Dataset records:
--------------------

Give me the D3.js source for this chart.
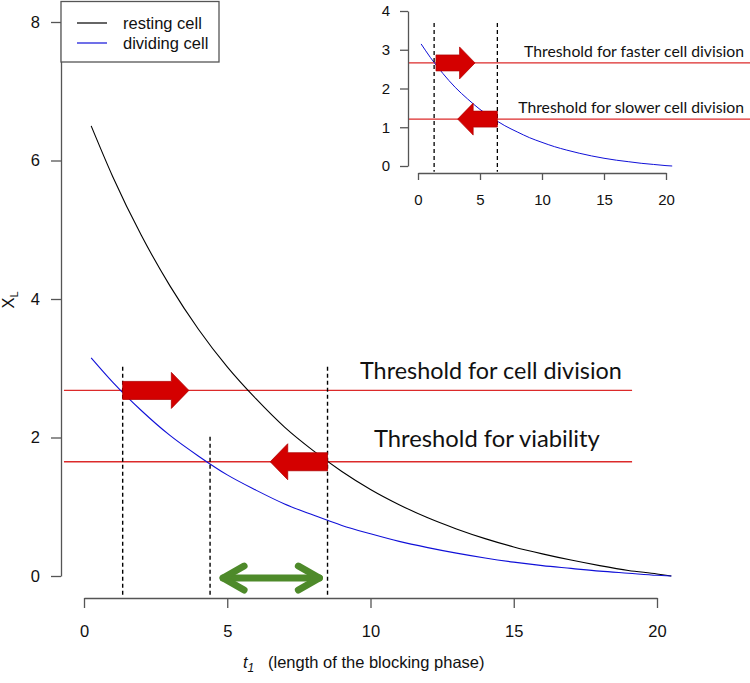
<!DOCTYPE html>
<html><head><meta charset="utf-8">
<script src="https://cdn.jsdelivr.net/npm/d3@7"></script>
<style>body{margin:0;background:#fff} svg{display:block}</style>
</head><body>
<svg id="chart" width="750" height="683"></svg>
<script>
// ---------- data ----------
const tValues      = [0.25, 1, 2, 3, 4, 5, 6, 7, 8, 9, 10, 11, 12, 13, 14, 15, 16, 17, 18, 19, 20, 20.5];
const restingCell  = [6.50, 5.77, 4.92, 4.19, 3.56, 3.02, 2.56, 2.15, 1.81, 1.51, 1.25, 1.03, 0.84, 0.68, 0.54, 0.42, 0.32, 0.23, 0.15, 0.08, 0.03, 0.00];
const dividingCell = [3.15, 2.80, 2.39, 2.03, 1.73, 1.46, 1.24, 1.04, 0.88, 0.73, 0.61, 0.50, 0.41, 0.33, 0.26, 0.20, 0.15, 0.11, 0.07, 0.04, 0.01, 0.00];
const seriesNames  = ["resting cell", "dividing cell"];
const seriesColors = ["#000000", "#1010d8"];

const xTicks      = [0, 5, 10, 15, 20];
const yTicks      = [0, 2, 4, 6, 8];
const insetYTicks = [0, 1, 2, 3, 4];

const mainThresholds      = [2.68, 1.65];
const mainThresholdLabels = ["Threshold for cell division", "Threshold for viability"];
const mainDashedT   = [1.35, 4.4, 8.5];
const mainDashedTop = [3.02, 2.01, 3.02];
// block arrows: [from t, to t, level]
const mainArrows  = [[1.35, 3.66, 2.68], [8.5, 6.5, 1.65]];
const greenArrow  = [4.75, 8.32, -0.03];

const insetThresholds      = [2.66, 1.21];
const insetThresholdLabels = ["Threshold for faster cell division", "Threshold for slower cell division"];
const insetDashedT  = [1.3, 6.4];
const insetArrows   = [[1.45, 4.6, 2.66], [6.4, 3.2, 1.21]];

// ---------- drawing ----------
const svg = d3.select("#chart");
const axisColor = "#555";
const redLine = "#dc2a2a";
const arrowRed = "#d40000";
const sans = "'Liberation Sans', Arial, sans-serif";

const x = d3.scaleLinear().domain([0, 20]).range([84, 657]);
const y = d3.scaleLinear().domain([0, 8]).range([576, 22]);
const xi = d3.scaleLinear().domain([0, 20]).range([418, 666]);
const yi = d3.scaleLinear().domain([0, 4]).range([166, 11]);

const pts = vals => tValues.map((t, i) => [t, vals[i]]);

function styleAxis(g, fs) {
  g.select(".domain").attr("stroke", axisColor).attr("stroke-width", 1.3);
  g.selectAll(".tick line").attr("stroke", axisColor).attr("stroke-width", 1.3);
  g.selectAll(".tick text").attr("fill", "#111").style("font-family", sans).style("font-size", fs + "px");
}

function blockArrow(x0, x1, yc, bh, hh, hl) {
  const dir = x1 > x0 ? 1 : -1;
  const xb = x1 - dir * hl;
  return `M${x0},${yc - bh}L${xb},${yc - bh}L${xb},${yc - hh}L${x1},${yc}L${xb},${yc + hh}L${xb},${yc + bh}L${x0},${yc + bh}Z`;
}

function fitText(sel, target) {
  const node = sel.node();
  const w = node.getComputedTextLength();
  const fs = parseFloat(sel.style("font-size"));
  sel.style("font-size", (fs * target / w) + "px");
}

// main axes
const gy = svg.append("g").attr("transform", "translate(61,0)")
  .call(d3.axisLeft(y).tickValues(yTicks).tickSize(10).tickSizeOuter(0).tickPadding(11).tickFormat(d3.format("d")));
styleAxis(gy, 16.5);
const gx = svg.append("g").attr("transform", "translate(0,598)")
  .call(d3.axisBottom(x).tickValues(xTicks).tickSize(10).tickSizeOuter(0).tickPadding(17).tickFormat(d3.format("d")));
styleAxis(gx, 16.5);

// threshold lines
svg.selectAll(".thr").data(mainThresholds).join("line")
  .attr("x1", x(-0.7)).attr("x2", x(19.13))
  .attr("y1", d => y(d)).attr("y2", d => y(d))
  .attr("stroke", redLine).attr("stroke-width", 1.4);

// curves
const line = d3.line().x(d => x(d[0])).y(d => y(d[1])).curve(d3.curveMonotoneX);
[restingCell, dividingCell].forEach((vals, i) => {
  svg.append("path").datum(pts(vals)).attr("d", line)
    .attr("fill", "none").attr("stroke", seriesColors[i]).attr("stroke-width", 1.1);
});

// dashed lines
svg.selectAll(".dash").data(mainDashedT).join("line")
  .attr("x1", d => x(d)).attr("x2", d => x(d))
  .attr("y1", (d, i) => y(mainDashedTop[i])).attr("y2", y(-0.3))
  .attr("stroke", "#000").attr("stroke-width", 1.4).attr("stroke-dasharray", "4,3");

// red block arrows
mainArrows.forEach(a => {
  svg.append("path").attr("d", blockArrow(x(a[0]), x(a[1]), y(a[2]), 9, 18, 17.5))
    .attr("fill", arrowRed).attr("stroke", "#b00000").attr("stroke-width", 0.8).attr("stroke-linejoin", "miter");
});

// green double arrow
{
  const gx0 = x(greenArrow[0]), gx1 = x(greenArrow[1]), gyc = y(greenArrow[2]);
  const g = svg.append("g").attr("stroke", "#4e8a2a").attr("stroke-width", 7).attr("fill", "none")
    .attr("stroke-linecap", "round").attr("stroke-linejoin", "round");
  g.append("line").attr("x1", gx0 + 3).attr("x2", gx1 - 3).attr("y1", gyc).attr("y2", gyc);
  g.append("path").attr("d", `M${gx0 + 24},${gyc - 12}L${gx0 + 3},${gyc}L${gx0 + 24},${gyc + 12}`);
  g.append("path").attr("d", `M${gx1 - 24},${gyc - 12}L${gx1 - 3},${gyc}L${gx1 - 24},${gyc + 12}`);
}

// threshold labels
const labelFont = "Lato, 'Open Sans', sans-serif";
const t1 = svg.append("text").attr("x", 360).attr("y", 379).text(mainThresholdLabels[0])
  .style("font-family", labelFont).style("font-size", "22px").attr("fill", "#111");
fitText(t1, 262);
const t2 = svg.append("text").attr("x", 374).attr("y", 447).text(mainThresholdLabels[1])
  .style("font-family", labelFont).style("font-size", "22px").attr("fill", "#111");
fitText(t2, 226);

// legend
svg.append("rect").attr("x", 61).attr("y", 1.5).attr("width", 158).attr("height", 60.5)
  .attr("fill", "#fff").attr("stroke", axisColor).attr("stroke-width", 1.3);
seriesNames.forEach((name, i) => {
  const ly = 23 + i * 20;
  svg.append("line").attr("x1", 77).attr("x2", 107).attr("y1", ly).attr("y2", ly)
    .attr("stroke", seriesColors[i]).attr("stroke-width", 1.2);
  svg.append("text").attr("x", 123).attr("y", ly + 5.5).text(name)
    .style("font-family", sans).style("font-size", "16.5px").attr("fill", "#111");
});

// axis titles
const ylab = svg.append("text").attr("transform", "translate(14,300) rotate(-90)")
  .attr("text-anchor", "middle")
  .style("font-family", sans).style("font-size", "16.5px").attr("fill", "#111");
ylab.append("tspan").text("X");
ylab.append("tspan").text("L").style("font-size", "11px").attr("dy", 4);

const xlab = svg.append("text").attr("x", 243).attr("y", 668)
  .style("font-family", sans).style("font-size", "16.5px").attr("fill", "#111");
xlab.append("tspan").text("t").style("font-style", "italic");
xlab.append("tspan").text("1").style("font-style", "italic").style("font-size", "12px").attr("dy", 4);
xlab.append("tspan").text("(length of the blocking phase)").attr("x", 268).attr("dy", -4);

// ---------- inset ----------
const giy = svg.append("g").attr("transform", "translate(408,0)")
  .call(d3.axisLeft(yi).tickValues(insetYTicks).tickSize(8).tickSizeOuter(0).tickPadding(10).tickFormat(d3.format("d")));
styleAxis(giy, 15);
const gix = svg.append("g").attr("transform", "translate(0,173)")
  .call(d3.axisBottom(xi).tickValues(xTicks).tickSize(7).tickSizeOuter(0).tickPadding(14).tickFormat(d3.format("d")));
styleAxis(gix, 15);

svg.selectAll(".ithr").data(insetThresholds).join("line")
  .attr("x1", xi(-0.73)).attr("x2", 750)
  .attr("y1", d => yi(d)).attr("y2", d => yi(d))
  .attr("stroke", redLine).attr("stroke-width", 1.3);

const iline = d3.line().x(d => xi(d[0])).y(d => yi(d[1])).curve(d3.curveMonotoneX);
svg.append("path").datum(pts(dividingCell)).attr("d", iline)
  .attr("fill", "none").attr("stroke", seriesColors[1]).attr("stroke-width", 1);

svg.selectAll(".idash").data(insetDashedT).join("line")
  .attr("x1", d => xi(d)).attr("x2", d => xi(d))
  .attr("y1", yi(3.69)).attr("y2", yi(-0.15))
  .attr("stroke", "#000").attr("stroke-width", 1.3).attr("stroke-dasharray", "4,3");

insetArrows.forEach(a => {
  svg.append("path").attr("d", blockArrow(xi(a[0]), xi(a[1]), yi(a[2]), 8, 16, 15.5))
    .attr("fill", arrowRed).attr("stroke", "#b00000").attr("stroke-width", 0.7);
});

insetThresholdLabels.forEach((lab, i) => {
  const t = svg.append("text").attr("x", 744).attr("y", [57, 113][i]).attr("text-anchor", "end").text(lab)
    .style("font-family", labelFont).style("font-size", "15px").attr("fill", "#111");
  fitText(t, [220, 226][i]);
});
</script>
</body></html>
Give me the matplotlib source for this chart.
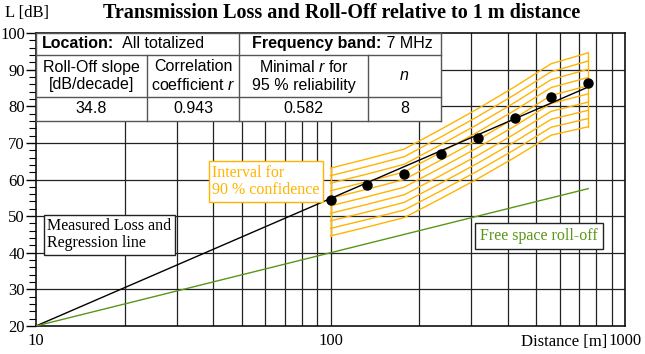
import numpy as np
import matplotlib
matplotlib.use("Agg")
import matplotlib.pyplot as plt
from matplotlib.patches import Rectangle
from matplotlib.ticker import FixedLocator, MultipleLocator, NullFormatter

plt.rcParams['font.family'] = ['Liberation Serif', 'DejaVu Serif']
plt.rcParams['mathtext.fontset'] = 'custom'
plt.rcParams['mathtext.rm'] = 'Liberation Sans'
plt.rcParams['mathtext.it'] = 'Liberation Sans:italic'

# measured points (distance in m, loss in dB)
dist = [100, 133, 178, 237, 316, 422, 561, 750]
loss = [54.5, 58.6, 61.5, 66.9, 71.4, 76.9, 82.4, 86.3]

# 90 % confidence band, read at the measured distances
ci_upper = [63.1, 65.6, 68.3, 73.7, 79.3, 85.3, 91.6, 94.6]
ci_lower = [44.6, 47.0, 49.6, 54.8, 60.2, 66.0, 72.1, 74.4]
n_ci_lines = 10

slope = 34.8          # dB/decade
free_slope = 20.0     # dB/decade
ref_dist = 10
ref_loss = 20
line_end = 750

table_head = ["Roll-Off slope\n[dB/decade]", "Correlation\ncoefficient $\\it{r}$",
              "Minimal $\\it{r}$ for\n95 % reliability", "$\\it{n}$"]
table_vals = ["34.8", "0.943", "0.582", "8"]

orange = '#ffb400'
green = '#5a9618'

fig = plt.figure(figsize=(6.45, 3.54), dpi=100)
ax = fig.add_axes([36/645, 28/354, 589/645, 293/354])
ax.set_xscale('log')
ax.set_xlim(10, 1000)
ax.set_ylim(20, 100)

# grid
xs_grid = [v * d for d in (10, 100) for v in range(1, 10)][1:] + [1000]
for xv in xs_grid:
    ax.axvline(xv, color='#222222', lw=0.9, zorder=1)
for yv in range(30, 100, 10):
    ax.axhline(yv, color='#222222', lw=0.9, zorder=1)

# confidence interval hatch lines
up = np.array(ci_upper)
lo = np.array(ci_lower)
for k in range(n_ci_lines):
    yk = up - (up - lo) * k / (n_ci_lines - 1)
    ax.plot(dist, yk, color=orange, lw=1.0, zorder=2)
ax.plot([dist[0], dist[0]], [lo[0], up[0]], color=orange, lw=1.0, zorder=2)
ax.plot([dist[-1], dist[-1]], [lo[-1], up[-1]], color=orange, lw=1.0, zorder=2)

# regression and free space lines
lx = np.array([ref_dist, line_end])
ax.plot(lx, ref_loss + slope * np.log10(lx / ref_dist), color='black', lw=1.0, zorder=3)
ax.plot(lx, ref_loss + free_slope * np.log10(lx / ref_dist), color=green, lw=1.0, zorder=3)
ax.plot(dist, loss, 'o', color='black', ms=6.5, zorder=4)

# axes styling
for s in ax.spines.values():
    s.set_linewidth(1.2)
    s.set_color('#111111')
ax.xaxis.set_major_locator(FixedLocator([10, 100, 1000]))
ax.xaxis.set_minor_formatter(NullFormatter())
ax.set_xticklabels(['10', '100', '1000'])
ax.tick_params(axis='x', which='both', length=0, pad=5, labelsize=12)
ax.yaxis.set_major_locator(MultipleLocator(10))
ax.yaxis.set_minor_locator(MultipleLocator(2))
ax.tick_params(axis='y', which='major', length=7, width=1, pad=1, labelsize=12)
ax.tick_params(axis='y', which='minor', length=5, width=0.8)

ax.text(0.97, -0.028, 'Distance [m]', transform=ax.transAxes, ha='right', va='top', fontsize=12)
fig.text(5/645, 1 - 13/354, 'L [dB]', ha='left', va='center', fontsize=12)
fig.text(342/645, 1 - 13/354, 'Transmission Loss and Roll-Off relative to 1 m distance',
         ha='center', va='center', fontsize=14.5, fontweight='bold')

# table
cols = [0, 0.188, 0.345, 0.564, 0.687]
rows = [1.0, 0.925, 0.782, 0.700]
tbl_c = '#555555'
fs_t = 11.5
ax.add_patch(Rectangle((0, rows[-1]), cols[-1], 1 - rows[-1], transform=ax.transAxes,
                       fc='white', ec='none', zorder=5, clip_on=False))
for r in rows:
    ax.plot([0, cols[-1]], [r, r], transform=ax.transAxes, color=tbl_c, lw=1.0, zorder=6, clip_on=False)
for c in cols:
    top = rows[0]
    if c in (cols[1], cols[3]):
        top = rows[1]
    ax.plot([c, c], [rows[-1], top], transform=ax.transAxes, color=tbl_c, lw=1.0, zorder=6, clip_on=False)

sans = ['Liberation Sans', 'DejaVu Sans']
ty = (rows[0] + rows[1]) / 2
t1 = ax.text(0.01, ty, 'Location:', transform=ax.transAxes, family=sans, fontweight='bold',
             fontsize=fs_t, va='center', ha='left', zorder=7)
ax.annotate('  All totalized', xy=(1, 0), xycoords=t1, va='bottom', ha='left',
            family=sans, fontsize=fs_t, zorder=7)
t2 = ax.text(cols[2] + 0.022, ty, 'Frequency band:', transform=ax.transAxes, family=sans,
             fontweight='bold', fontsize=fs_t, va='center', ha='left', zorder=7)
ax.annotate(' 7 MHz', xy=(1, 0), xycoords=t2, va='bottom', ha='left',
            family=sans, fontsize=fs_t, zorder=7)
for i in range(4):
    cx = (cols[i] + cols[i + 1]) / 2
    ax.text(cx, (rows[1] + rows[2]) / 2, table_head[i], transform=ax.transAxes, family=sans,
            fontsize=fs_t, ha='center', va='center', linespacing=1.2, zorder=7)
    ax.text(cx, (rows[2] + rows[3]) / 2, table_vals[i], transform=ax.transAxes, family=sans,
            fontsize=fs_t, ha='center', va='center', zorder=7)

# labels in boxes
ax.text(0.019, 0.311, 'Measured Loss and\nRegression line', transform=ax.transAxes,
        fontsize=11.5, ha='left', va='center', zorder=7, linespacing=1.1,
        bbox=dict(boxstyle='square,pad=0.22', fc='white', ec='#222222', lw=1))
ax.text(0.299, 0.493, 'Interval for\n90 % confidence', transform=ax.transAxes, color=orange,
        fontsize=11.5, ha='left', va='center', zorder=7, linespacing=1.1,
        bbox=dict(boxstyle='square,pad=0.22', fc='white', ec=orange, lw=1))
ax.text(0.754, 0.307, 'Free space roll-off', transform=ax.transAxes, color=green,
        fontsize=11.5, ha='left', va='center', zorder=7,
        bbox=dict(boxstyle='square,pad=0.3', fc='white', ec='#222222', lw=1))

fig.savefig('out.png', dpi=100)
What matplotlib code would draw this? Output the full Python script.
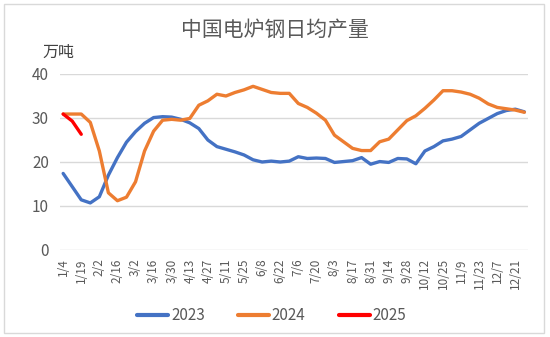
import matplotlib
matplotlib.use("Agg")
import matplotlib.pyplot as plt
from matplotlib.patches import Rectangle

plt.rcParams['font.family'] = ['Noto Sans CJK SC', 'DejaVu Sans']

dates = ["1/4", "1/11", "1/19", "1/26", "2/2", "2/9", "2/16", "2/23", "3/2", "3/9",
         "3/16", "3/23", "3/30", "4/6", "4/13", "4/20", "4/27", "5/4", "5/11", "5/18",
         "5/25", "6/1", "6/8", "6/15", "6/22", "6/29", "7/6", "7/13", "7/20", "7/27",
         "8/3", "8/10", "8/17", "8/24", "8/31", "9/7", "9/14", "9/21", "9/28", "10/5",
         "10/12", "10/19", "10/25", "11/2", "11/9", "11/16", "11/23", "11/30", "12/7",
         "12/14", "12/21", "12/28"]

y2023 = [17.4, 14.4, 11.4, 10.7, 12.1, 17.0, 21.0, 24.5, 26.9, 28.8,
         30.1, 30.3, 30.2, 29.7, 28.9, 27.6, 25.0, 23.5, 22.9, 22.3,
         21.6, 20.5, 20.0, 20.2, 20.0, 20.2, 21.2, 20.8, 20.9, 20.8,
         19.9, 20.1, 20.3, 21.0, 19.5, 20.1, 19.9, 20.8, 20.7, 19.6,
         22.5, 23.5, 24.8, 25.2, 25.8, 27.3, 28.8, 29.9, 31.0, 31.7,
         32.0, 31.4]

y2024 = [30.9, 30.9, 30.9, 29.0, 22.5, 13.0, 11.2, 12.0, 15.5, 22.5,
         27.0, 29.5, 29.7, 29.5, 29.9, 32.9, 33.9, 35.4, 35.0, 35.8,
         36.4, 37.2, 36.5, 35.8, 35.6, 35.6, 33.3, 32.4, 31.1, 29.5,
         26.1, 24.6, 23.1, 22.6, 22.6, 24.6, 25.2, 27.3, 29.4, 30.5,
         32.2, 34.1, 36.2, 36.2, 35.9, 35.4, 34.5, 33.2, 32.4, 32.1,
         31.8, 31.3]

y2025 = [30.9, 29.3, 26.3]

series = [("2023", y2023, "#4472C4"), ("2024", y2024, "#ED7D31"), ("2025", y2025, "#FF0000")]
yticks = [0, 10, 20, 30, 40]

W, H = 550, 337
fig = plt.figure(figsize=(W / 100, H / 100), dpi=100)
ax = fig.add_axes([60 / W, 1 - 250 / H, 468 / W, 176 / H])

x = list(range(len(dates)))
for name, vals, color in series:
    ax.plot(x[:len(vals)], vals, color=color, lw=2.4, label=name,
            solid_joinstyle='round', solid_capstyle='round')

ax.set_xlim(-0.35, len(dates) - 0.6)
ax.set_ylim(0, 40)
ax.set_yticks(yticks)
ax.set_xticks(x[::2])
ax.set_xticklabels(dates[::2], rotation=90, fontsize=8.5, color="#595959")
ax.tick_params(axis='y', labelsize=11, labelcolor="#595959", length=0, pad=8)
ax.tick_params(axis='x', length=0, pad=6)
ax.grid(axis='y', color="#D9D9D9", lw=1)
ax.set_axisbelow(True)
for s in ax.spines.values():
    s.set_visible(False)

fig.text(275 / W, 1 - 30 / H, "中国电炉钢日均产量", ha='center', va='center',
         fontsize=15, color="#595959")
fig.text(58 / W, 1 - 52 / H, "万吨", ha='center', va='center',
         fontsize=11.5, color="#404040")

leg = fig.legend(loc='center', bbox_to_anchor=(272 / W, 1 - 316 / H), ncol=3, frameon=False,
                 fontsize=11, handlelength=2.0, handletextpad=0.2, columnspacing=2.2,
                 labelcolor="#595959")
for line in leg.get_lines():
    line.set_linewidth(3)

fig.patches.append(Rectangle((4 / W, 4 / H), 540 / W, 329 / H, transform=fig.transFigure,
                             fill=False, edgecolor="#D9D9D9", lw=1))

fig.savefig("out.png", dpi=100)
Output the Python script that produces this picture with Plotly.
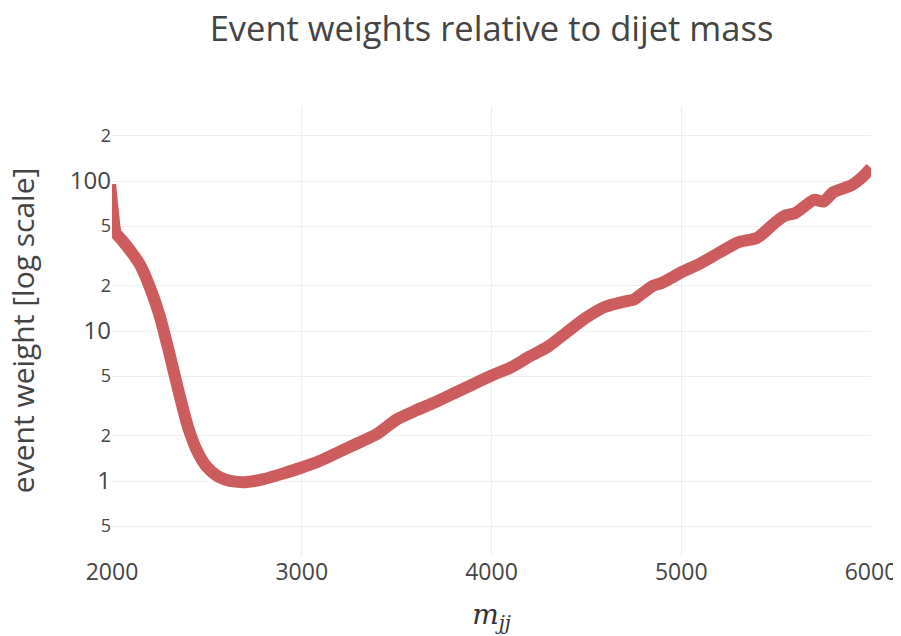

--------------------

- _EXERCISE DIRECTIONS_
Return exactly the lines from the one with "What matplotlib code" to the one with "plt.rcParams['font.family'] = ['Noto", both ends kept, and only those. Images are left out.

- _EXPECTED ANSWER_
What matplotlib code would draw this? Output the full Python script.
import matplotlib
matplotlib.use("Agg")
import matplotlib.pyplot as plt
from matplotlib.patches import Rectangle

plt.rcParams['font.family'] = ['Noto Sans CJK SC', 'DejaVu Sans']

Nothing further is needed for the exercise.